Hey @zhaoyongjie Thanks for putting this together, it looks really promising. On top of the question from @eschutho I would like to know if we should consider different databases capabilities like CTE and JOINS support when comparing and having a fallback as part of this new processing? Just to handle as mentioned before, some cases where some of those are not supported.
Thanks.
Hey @zhaoyongjie Thanks for putting this together, it looks really promising. On top of the question from @eschutho I would like to know if we should consider different databases capabilities like CTE and JOINS support when comparing and having a fallback as part of this new processing? Just to handle as mentioned before, there are some cases where some of those are not supported.
Also, how datasets that use for example Jinja templates would be compared and processed with the Joins and the offsets? Should we consider cases where we simply don't support comparison and offer the aforementioned fallback methods? or simply ignore them.
Thanks.
I'll reply the topic tonight, thanks for the mention.

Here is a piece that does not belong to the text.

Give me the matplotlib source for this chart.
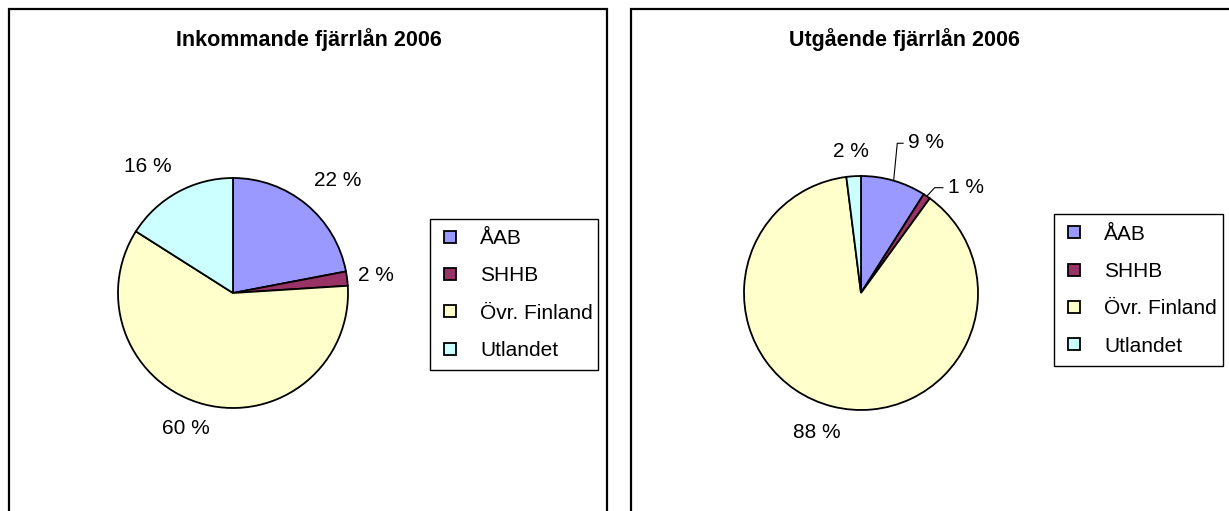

Do you have an example of what the resulting sql query would look like from this api schema?
I would like to know if we should consider different databases capabilities like CTE and JOINS support when comparing and having a fallback as part of this new processing? Just to handle as mentioned before, some cases where some of those are not supported.
@eschutho @Antonio-RiveroMartnez The SQL will be the same as the time comparison in the previous AA panel, consisting of multiple separate SQL queries. I have also been thinking about how to design a JOIN QueryObject to achieve this use case and replace the entire Pandas Join. However, I am stuck on how to generate an appropriate time expression that contains time delta, as the time delta expression varies in different databases.
In practice, the JOIN in Superset has been discussed many times in the community, but the original technical design doesn't seem to have considered this use case. The data modeling in Superset depends on SQLLab exposing a "virtual dataset" to achieve it.
However, I am stuck on how to generate an appropriate time expression that contains time delta, as the time delta expression varies in different databases.
@zhaoyongjie can you give more context on why you'd need to compute a time delta?
@betodealmeida
If the different data slices would be filtered in datasource, we have to filter the time filter
+ time delta
in the datasource. different database have different time delta expression.
This is incredibly useful and something I'm surprised isn't built in to superset's tables already. Thanks for putting this together!